New England's offense with Cam Newton at quarterback and Bill Belichick coaching looks formidable. (Photo by Maddie Meyer/Getty Images)
New England's offense with Cam Newton at quarterback and Bill Belichick coaching looks formidable. (Photo by Maddie Meyer/Getty Images)

It was striking to see Newton — who also scored on a bootleg Sunday — execute plays like this in a Patriots uniform, concepts we haven’t seen regularly in New England when Brady was there. It must also be said they were playing the Dolphins, who are building something but aren’t there yet.

It also might have been proof that Belichick, who was interested in the sensational Lamar Jackson in the 2018 NFL draft, has long been ready to join the new wave of offenses, ones that featured quarterbacks who can run, throw and stress defenses in multiple ways.
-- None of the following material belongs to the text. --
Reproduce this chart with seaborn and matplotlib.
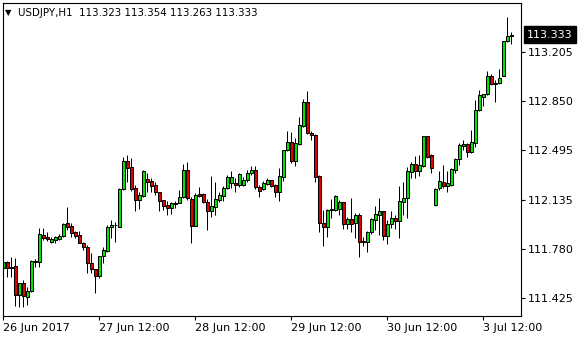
import matplotlib
matplotlib.use("Agg")
import numpy as np
import pandas as pd
import seaborn as sns
import matplotlib.pyplot as plt
from matplotlib.transforms import blended_transform_factory

symbol = "USDJPY,H1"

opens = [111.641, 111.685, 111.648, 111.656, 111.445, 111.532, 111.431, 111.474, 111.692, 111.685,
         111.880, 111.866, 111.829, 111.844, 111.851, 111.873, 111.967, 111.945, 111.902, 111.880,
         111.822, 111.793, 111.677, 111.634, 111.583, 111.728, 111.764, 111.938, 111.953, 111.938,
         112.214, 112.417, 112.373, 112.221, 112.134, 112.163, 112.286, 112.272, 112.243, 112.192,
         112.134, 112.098, 112.076, 112.112, 112.112, 112.156, 112.352, 112.141, 111.945, 112.178,
         112.178, 112.119, 112.054, 112.083, 112.134, 112.163, 112.221, 112.257, 112.257, 112.243,
         112.243, 112.279, 112.330, 112.352, 112.228, 112.214, 112.250, 112.279, 112.243, 112.192,
         112.301, 112.497, 112.555, 112.417, 112.540, 112.671, 112.845, 112.620, 112.605, 112.308,
         111.967, 111.938, 112.061, 112.061, 112.069, 112.119, 111.960, 111.996, 111.967, 112.025,
         111.837, 111.829, 111.902, 111.989, 112.025, 112.054, 111.873, 111.960, 112.004, 111.982,
         112.119, 112.149, 112.337, 112.395, 112.344, 112.381, 112.598, 112.460, 112.098, 112.221,
         112.265, 112.236, 112.243, 112.352, 112.431, 112.526, 112.540, 112.482, 112.547, 112.787,
         112.881, 112.902, 113.033, 112.975, 112.982, 113.033, 113.287, 113.323]

highs = [111.692, 111.692, 111.721, 111.714, 111.532, 111.554, 111.503, 111.699, 111.706, 111.931,
         111.931, 111.902, 111.866, 111.873, 111.888, 111.967, 112.083, 111.967, 111.909, 111.909,
         111.829, 111.808, 111.750, 111.634, 111.728, 111.793, 111.953, 111.989, 111.974, 112.221,
         112.446, 112.460, 112.439, 112.243, 112.192, 112.352, 112.330, 112.294, 112.265, 112.192,
         112.134, 112.127, 112.119, 112.127, 112.207, 112.395, 112.410, 112.156, 112.185, 112.228,
         112.185, 112.141, 112.308, 112.265, 112.192, 112.236, 112.315, 112.344, 112.294, 112.330,
         112.301, 112.352, 112.381, 112.381, 112.243, 112.272, 112.294, 112.279, 112.250, 112.366,
         112.497, 112.634, 112.627, 112.584, 112.736, 112.866, 112.924, 112.634, 112.613, 112.315,
         112.061, 112.069, 112.141, 112.170, 112.134, 112.119, 112.011, 112.149, 112.040, 112.040,
         111.866, 111.909, 112.004, 112.091, 112.149, 112.054, 111.989, 112.054, 112.025, 112.236,
         112.265, 112.373, 112.410, 112.453, 112.460, 112.598, 112.598, 112.468, 112.221, 112.344,
         112.388, 112.344, 112.366, 112.439, 112.547, 112.569, 112.547, 112.642, 112.859, 112.932,
         112.902, 113.069, 113.048, 113.004, 113.084, 113.287, 113.461, 113.354]

lows = [111.634, 111.576, 111.576, 111.366, 111.358, 111.358, 111.373, 111.467, 111.648, 111.648,
        111.844, 111.837, 111.822, 111.822, 111.844, 111.866, 111.917, 111.866, 111.859, 111.822,
        111.771, 111.605, 111.605, 111.460, 111.568, 111.677, 111.757, 111.859, 111.829, 111.938,
        112.207, 112.265, 112.199, 112.054, 112.069, 112.156, 112.192, 112.192, 112.170, 112.054,
        112.061, 112.025, 112.033, 112.076, 112.112, 112.149, 112.134, 111.822, 111.945, 112.156,
        112.112, 111.917, 112.011, 112.025, 112.119, 112.127, 112.214, 112.221, 112.192, 112.228,
        112.236, 112.265, 112.315, 112.214, 112.156, 112.207, 112.243, 112.228, 112.156, 112.127,
        112.272, 112.489, 112.402, 112.381, 112.533, 112.663, 112.613, 112.569, 112.265, 111.902,
        111.801, 111.866, 112.004, 112.054, 112.025, 111.924, 111.924, 111.902, 111.859, 111.721,
        111.801, 111.757, 111.888, 111.917, 111.880, 111.844, 111.815, 111.931, 111.924, 111.859,
        112.025, 112.004, 112.294, 112.294, 112.308, 112.373, 112.439, 112.330, 112.091, 112.207,
        112.221, 112.192, 112.236, 112.330, 112.388, 112.497, 112.446, 112.475, 112.518, 112.779,
        112.816, 112.895, 112.968, 112.845, 112.975, 113.033, 113.280, 113.263]

closes = [111.685, 111.641, 111.641, 111.445, 111.532, 111.438, 111.474, 111.692, 111.685, 111.888,
          111.859, 111.851, 111.851, 111.866, 111.873, 111.960, 111.938, 111.895, 111.873, 111.822,
          111.793, 111.677, 111.634, 111.583, 111.728, 111.771, 111.938, 111.953, 111.956, 112.214,
          112.417, 112.366, 112.214, 112.134, 112.170, 112.344, 112.265, 112.236, 112.192, 112.127,
          112.091, 112.076, 112.112, 112.105, 112.156, 112.352, 112.149, 111.945, 112.170, 112.163,
          112.119, 112.054, 112.091, 112.141, 112.170, 112.221, 112.301, 112.301, 112.243, 112.323,
          112.279, 112.330, 112.352, 112.228, 112.199, 112.257, 112.279, 112.236, 112.192, 112.308,
          112.497, 112.555, 112.417, 112.547, 112.678, 112.845, 112.620, 112.605, 112.301, 111.967,
          111.938, 112.061, 112.069, 112.163, 112.119, 111.960, 111.996, 111.960, 112.025, 111.829,
          111.829, 111.902, 111.996, 112.033, 112.054, 111.873, 111.960, 112.004, 111.982, 112.127,
          112.149, 112.344, 112.395, 112.344, 112.388, 112.598, 112.446, 112.366, 112.214, 112.272,
          112.236, 112.257, 112.359, 112.431, 112.533, 112.540, 112.482, 112.555, 112.787, 112.895,
          112.902, 113.033, 112.975, 112.982, 113.019, 113.287, 113.323, 113.333]

xtick_bars = [0, 24, 48, 72, 96, 120]
xtick_labels = ["26 Jun 2017", "27 Jun 12:00", "28 Jun 12:00", "29 Jun 12:00", "30 Jun 12:00", "3 Jul 12:00"]
ytick_values = [111.425, 111.780, 112.135, 112.495, 112.850, 113.205]

df = pd.DataFrame({"open": opens, "high": highs, "low": lows, "close": closes})
df["bar"] = np.arange(len(df))
df["bull"] = df["close"] >= df["open"]

sns.set_style("white")
plt.rcParams["font.family"] = ["DejaVu Sans"]

W, H = 580, 340
fig = plt.figure(figsize=(W / 100, H / 100), dpi=100)
fig.patch.set_facecolor("white")
ax = fig.add_axes([3 / W, 24 / H, 518 / W, 313 / H])
ax.set_facecolor("white")

bull_col = "#00E400"
bear_col = "#E00000"

# wicks
ax.vlines(df["bar"], df["low"], df["high"], color="black", linewidth=0.72, zorder=1)
# bodies
body_h = (df["close"] - df["open"]).to_numpy()
body_h = np.where(np.abs(body_h) < 1e-6, 1e-5, body_h)
ax.bar(df["bar"], body_h, bottom=df["open"], width=0.62,
       color=np.where(df["bull"], bull_col, bear_col),
       edgecolor="black", linewidth=0.72, zorder=2)

ax.set_xlim(-0.08, 129.4)
ax.set_ylim(111.293, 113.562)

for s in ax.spines.values():
    s.set_color("black")
    s.set_linewidth(0.8)
    s.set_visible(True)

ax.yaxis.tick_right()
ax.set_yticks(ytick_values)
ax.set_yticklabels([f"{v:.3f}" for v in ytick_values])
ax.set_xticks(xtick_bars)
ax.set_xticklabels(xtick_labels)
for lab in ax.get_xticklabels():
    lab.set_horizontalalignment("left")
ax.tick_params(axis="y", which="both", right=True, left=False, direction="out",
               length=3, width=0.8, colors="black", labelsize=8, pad=2)
ax.tick_params(axis="x", which="both", bottom=True, direction="out",
               length=3, width=0.8, colors="black", labelsize=8, pad=2)
ax.grid(False)

# current price label
last = closes[-1]
trans = blended_transform_factory(ax.transAxes, ax.transData)
ax.text(1.012, last, f"{last:.3f}", transform=trans, ha="left", va="center",
        fontsize=8, color="white",
        bbox=dict(boxstyle="square,pad=0.28", facecolor="black", edgecolor="black"),
        zorder=5, clip_on=False)

# title
fig.text(5 / W, 1 - 12.5 / H, "\u25BC", fontsize=6, va="center", ha="left", color="black")
title = f"{symbol}  {opens[-1]:.3f} {highs[-1]:.3f} {lows[-1]:.3f} {closes[-1]:.3f}"
fig.text(18 / W, 1 - 12.5 / H, title, fontsize=7.4, va="center", ha="left", color="black")

fig.savefig("out.png", dpi=100, facecolor="white")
Brady’s greatness allowed the Patriots to compete and win big, even as the game was changing. But I can’t help but wonder whether Belichick also knew that at some point, to beat the Patrick Mahomeses and Lamar Jacksons and Russell Wilsons of the world, he’d have to get a true run-pass threat of his own. In an extremely motivated Newton playing for a relative pittance this season, he may have found exactly that.

Now, none of this is to say the Patriots will go 16-0, or even win the Super Bowl. It will be interesting to see how Newton fares when the Patriots fall behind and defenses know he has to throw; this will be the ultimate test of his accuracy, pocket poise and kinship with his new targets.

Sunday’s opener was just one game, yes. But it’s clear that New England can go far on Newton’s massive shoulders in 2020. Let’s hope his body proves to be up to the task.

“It’s not necessarily pretty at times, but I think it’s good for the team character,” Newton said. “We’ve just got to keep building from this.”